What I see from the POTUS et al, IF he signed the document as I am under the impression he did, what I see from him is a lot of "whoshotjohn" as Judge Judy would put it. A lot of calling rain something that it isn't.
... but I do have a problem with executive compensation overall, in the US, and with the idea that executives could receive any bonuses when their company's stock price fell 95%. A LOT of people lost a lot of money because of AIG. Rewarding that kind of mismanagement is indefensible, no matter what their CEO blathers on about. That kind of performance would cost many regular people their jobs, and did cost many regular people their jobs and/or retirement savings, so why are executives immune from incentive-based pay?

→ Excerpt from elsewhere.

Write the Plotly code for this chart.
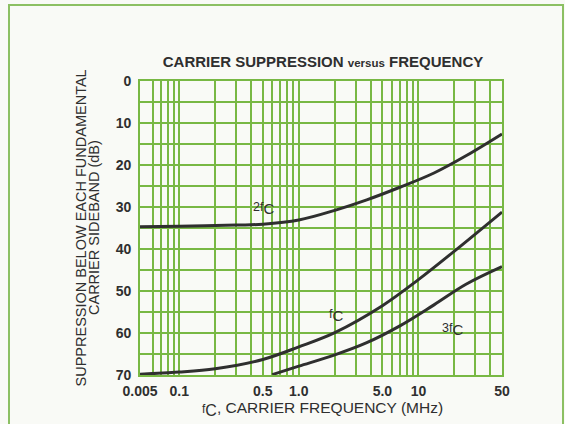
import math
import plotly.graph_objects as go

# ---- data (frequency in MHz, suppression in dB) ----
freq_2fc = [0.005, 0.1, 0.3, 0.5, 1.0, 2.0, 3.7, 7.0, 13.5, 25.0, 50.0]
db_2fc = [34.7, 34.6, 34.3, 34.1, 33.1, 30.8, 28.3, 25.3, 21.9, 17.8, 12.6]

freq_fc = [0.005, 0.1, 0.2, 0.5, 1.0, 2.0, 5.0, 10.0, 20.0, 50.0]
db_fc = [69.8, 69.3, 68.5, 66.3, 63.3, 59.9, 53.5, 47.3, 40.5, 31.2]

freq_3fc = [0.6, 1.0, 2.0, 3.7, 7.0, 13.5, 25.0, 50.0]
db_3fc = [69.9, 67.9, 65.2, 62.3, 58.3, 53.3, 48.4, 44.2]

x_tick_values = [0.005, 0.1, 0.5, 1.0, 5.0, 10, 50]
x_tick_labels = ["0.005", "0.1", "0.5", "1.0", "5.0", "10", "50"]
y_tick_values = [0, 10, 20, 30, 40, 50, 60, 70]

# the chart's frequency axis is logarithmic above 0.1 MHz, and the decades
# between 0.005 and 0.1 MHz are compressed into a short segment at the left
EDGE = 0.047
K = math.log10(0.1 / EDGE) / math.log10(0.1 / 0.005)


def axis_pos(f):
    return f if f >= 0.1 else 0.1 * (f / 0.1) ** K


grid_x = [0.06, 0.07, 0.08, 0.09] + [m * 0.1 for m in range(1, 10)] + \
    [float(m) for m in range(1, 10)] + [10.0, 20.0, 30.0, 40.0, 50.0]
x_pos_ticks = [axis_pos(v) for v in x_tick_values]
all_x_ticks = sorted(set([round(v, 6) for v in grid_x] + [round(v, 6) for v in x_pos_ticks]))
label_map = {round(p, 6): t for p, t in zip(x_pos_ticks, x_tick_labels)}
all_x_text = [label_map.get(v, "") for v in all_x_ticks]

all_y_ticks = list(range(0, 75, 5))
all_y_text = [str(v) if v in y_tick_values else "" for v in all_y_ticks]

GREEN = "#78b844"
INK = "#2f2f2f"
BG = "#f9faf6"
FONT = "Liberation Sans, Arial, sans-serif"

fig = go.Figure()
for fx, dy in [(freq_2fc, db_2fc), (freq_fc, db_fc), (freq_3fc, db_3fc)]:
    fig.add_trace(go.Scatter(
        x=[axis_pos(f) for f in fx], y=dy, mode="lines",
        line=dict(color=INK, width=3, shape="spline", smoothing=1.0),
        showlegend=False, hoverinfo="skip"))

fig.update_layout(
    width=565, height=424,
    margin=dict(l=140, r=63, t=81, b=49),
    paper_bgcolor=BG, plot_bgcolor=BG,
    font=dict(family=FONT, color=INK, size=13),
    title=dict(
        text="<b>CARRIER SUPPRESSION <span style='font-size:11.5px'>versus</span> FREQUENCY</b>",
        x=(323) / 565, xanchor="center", xref="container", y=1 - 62 / 424, yanchor="middle",
        font=dict(size=15, color=INK, family=FONT)),
)

fig.update_xaxes(
    type="log", range=[math.log10(EDGE), math.log10(50)],
    tickmode="array", tickvals=all_x_ticks, ticktext=all_x_text,
    showgrid=True, gridcolor=GREEN, gridwidth=1.5,
    showline=True, linecolor=GREEN, linewidth=1.6, mirror=True,
    ticks="", zeroline=False,
    tickfont=dict(size=14, color=INK, family=FONT, weight="bold"),
    ticklabelstandoff=2,
)
fig.update_yaxes(
    range=[70, 0], tickmode="array", tickvals=all_y_ticks, ticktext=all_y_text,
    showgrid=True, gridcolor=GREEN, gridwidth=1.5,
    showline=True, linecolor=GREEN, linewidth=1.6, mirror=True,
    ticks="", zeroline=False,
    tickfont=dict(size=14, color=INK, family=FONT, weight="bold"),
    ticklabelstandoff=4,
)


def px_x(px):
    return (px - 140) / 362


def px_y(py):
    return (375 - py) / 294


SMALL = "<span style='font-size:12.5px'>{}</span><sub><span style='font-size:15px'>C</span></sub>"

annos = [
    dict(text=SMALL.format("2f"), x=px_x(263), y=px_y(208), size=13),
    dict(text=SMALL.format("f"), x=px_x(336), y=px_y(315), size=13),
    dict(text=SMALL.format("3f"), x=px_x(452), y=px_y(329), size=13),
    dict(text="<span style='font-size:12px'>f</span><sub><span style='font-size:16px'>C</span></sub>, CARRIER FREQUENCY (MHz)",
         x=px_x(322), y=px_y(409), size=15.5),
    dict(text="SUPPRESSION BELOW EACH FUNDAMENTAL", x=px_x(80.5), y=px_y(228),
         textangle=-90, size=14.5),
    dict(text="CARRIER SIDEBAND (dB)", x=px_x(94), y=px_y(228),
         textangle=-90, size=14.5),
]
for a in annos:
    size = a.pop("size")
    fig.add_annotation(xref="paper", yref="paper", showarrow=False,
                       xanchor="center", yanchor="middle",
                       font=dict(size=size, color=INK, family=FONT), **a)

# green frame around the whole figure
fig.add_shape(type="rect", xref="paper", yref="paper",
              x0=px_x(9), x1=px_x(563), y0=px_y(440), y1=px_y(5),
              line=dict(color="#8cc063", width=2), fillcolor="rgba(0,0,0,0)",
              layer="below")

fig.write_html("out.html",
               config={"displayModeBar": False},
               post_script="document.body.style.margin='0px';document.body.style.overflow='hidden';")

James B., Mar 18, 2009, 9:02pm EDT
"Great article. I was on some of those "we are going to die" trips in high school and college, like the one where a skunk family invaded our tent in a big snow storm and ate through the plastic of our freeze-dried food, but didn't eat much food. You know it's bad when the skunks won't touch it... We had two A-frame tents facing each other, one with all our gear and one with the three of us. The skunks were about two feet away, in the other tent, but we could sure see them. Luckily, they didn't spray us. Unluckily, we weren't too keen on eating the food that they had rummaged through." James B!
Thank you for that story that was great!
PIF
Got a toothe ache cya later.. Oh yea I dont have Dental... 1 more for ya! lol
You do not want to get me started on this subject!